Despite such apparent inequities, many Ethiopians — especially those in the growing middle class — remain content to pay handsomely for tailored garments with traditional influences, Mahlet says.
Ethiopians take great pride in the country’s ethnic diversity — around 84 languages and 200 dialects are spoken — and in displaying allegiances through clothing at special events such as weddings and festivals, Mahlet says.
This demand is seeping into the mainstream also. Mahlet’s clothing line MAFI specialises in ready-to-wear garments offering a notably funky take on the country’s ethnic melting pot. And it is a take that has proved successful.
International interest in Ethiopia’s fashion scene is undoubtedly growing — in 2012 Mahlet showcased her work at African Fashion Week New York. However, there are still some misconceptions. On a European flight, Mahlet recalls sitting next to a passenger who was surprised to hear that fashion designers existed in Ethiopia.

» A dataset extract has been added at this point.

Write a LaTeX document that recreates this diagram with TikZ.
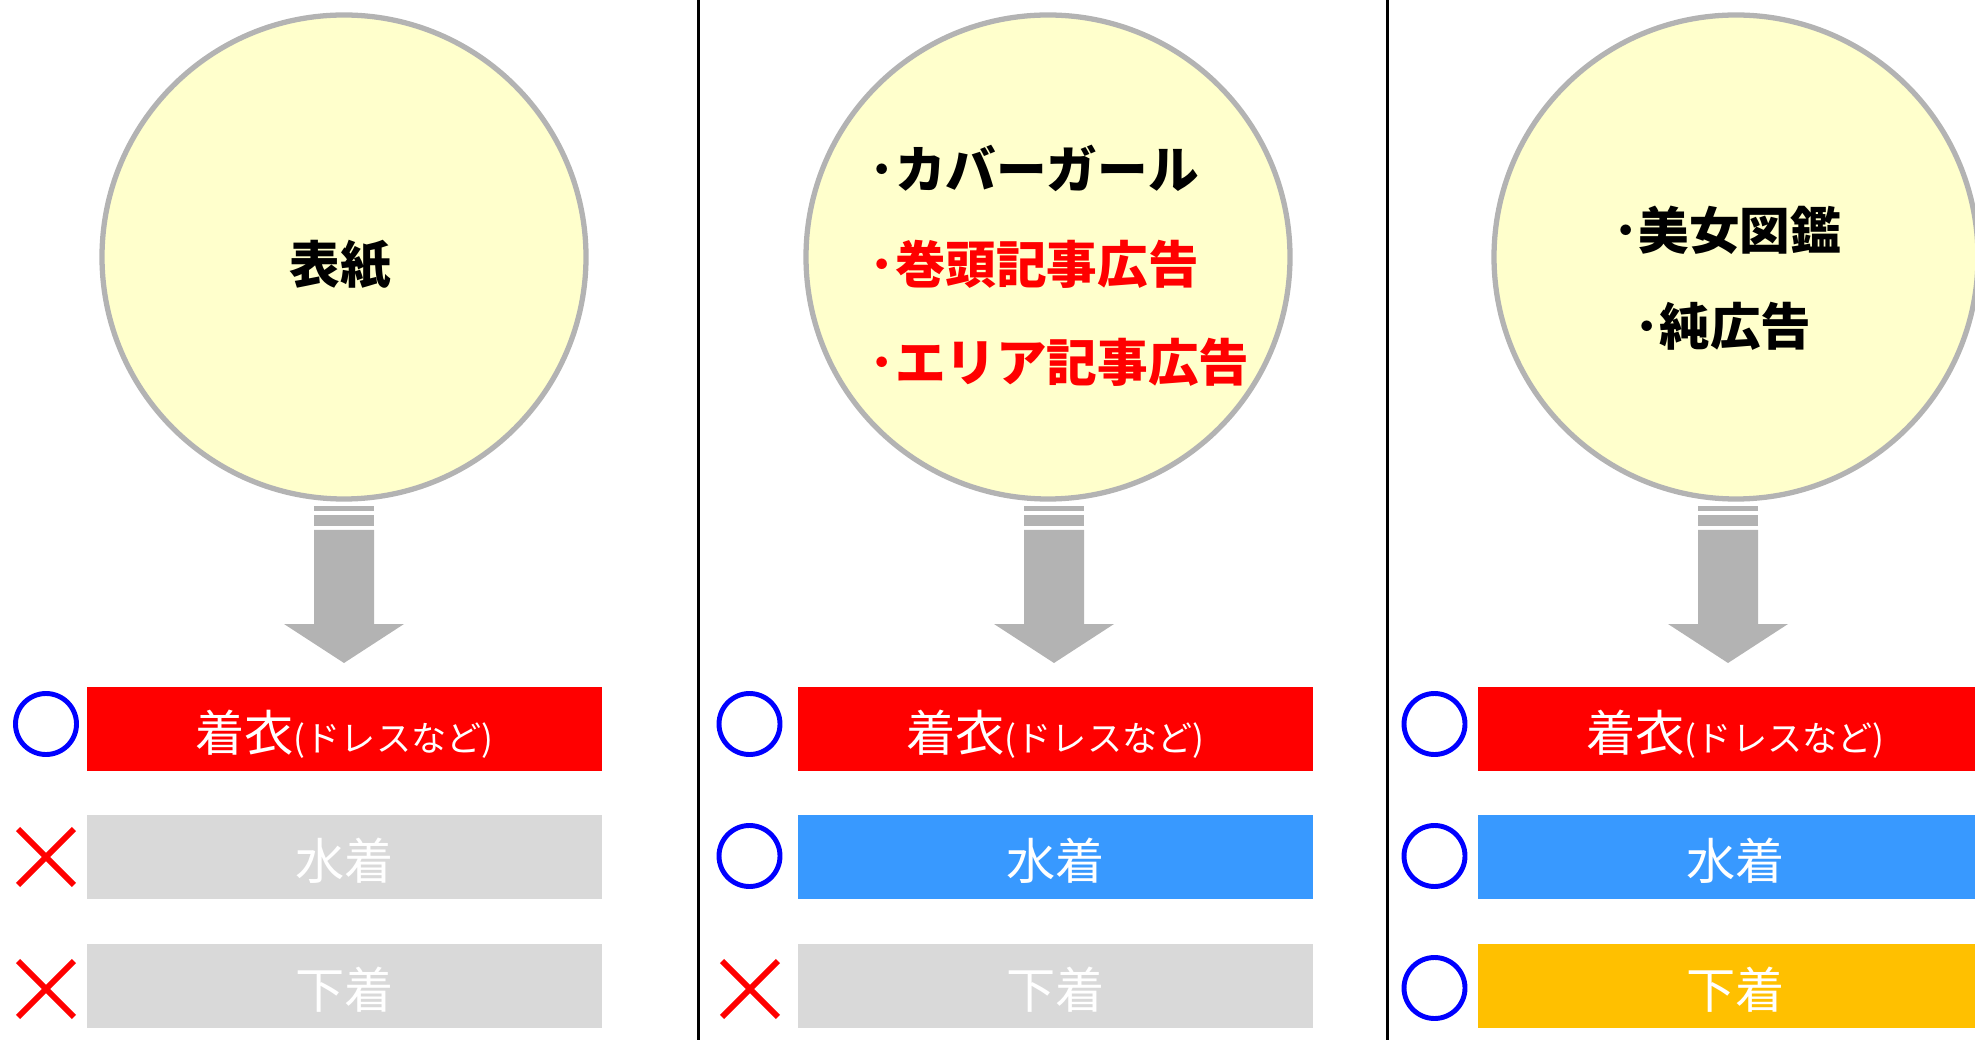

Others are not so surprised.
“Ethiopia has some wonderful and interesting craftsmanship,” Markus Lupfer, a London-based fashion designer of international repute who since 2010 has worked with Ethiopian fashion designers, told IPS.
Growing international recognition for designers in Ethiopia and Africa is partly a result of growing demand for ethically-produced fashion designs, Lupfer says.
Although for now such recognition still eludes many of Ethiopia’s fashion designers. And while local demand remains buoyant, designers agree that international demand remains the key to success.
Hence Mahlet and Fikirte plan to bolster their companies’ online presences this year. Both share a goal of exporting clothes to boutiques and online stores — and want to show the world what Ethiopian designers are capable of.
“Ethiopia’s fashion industry is changing the image of Ethiopia,” Fikirte says. “It is showing the diversity and beauty of Ethiopian culture, and providing some of the world’s best hand-woven cotton fabrics.”